Countless Impressionist exhibitions in the United States and abroad have offered museumgoers the chance to fully
appreciate one artist's career, to immerse themselves in favorite landscapes, or to marvel at the great and diverse
collections of Impressionist masterpieces amassed by discerning connoisseurs. The exhibition Faces of
Impressionism: Portraits from American Collections will give visitors to the Cleveland Museum of Art (CMA)
an intimate view of these artists' lives through paintings of people whose stories are entwined with theirs. Fifty-nine
paintings by 15 artists are included. Four have been added for the Cleveland showing only. More than 30 public
and private collections across the United States, including the CMA, are represented.
CMA director Katharine Lee Reid explained the appeal of this particular show: What we get to see in this
exhibition is the Impressionists tackling the grand European tradition of portraiture with their revolutionary
painting vocabulary and their inclination to spontaneity. The paintings are compelling not only because the subjects
are people — unique human beings just like ourselves — but because most of them reveal the artists' perspectives
on their relatives and closest friends.
First Major Exhibition to Survey Impressionists Making Portraits
Impressionism is best known for light-filled paintings of Paris and the French countryside, but the Impressionists
also explored portrait painting, both following tradition and breaking with it. They sometimes accepted
commissions to paint subjects in flattering poses, such as Renoir's Romaine Lacaux or Marie-Thérèse
Durand-Ruel Sewing (selected for the exhibition's catalogue cover). More often they captured friends and family
engaged in everyday activities. The paintings in Faces of Impressionism range from individual and group portraits
to figures in landscapes and self-portraits; they date from about 1855 to about 1905.
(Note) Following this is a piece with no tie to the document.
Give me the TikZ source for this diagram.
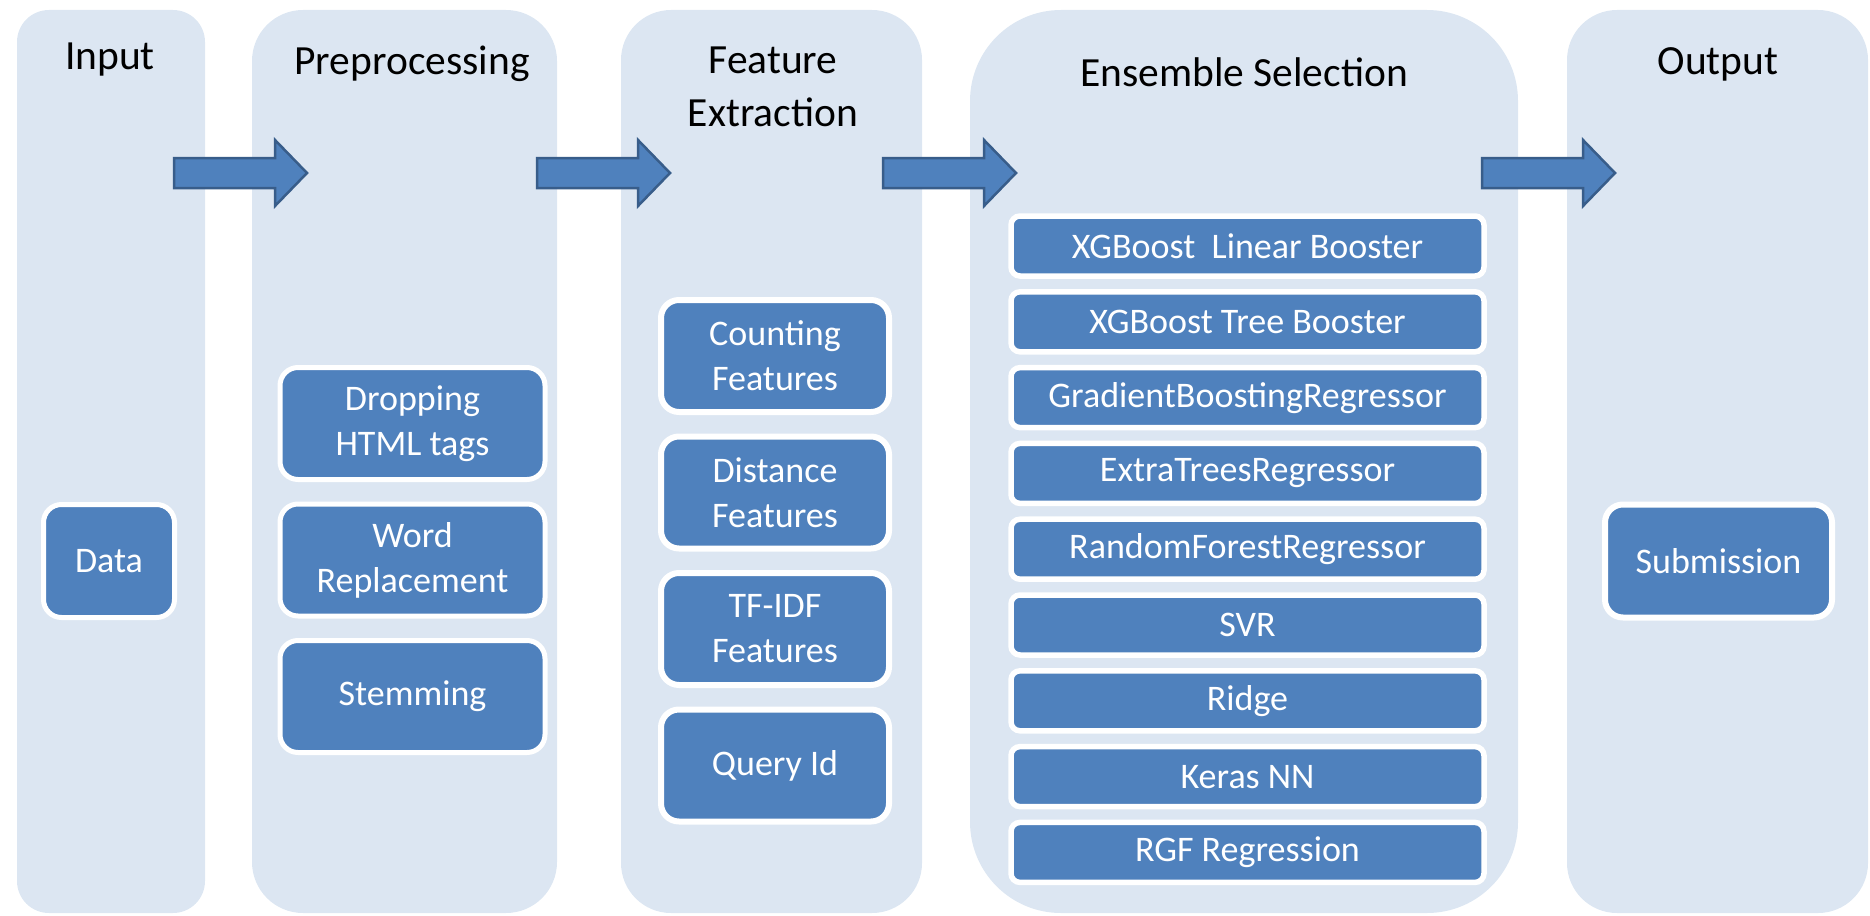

Sylvain Bellenger, CMA's curator of 19th-century European painting, is overseeing the exhibition at its Cleveland
venue. Asked what will be most important and memorable to visitors to Faces of Impressionism, he said:
I believe this show will make people think more of these great painters as intensely original
masters, not as members of a 'movement.' Their solidarity was in their struggle against the same
cause — the academy they viewed as stagnant or frozen — rather than for a common cause.
When they focused on people, they faced the particular constraints of portrait painting: its
exhaustive exploration by their predecessors among Western painters from the Renaissance
onward, and their own audience's expectations of resemblance to a person.
Each artist spent hours and hours in the Louvre studying its many masterpieces, but their resulting works are
intensely original. Their personal quests for unique, modern expressions of portraiture led their inventive minds
down distinctive paths, giving us the particular interest of Degas in Renaissance portraiture and later in the
movement of dancers; echoes of the Spanish school in Manet and of England's Turner in Monet; or Cézanne's
psychologically bereft sitters (whom he seemed to approach not much differently than apples or Mont Ste.
Victoire). Cassatt's mother-and-child images hardly ever depict actual mothers with their own children, but they are,
in my view, the modern descendants of many affectionate Madonnas.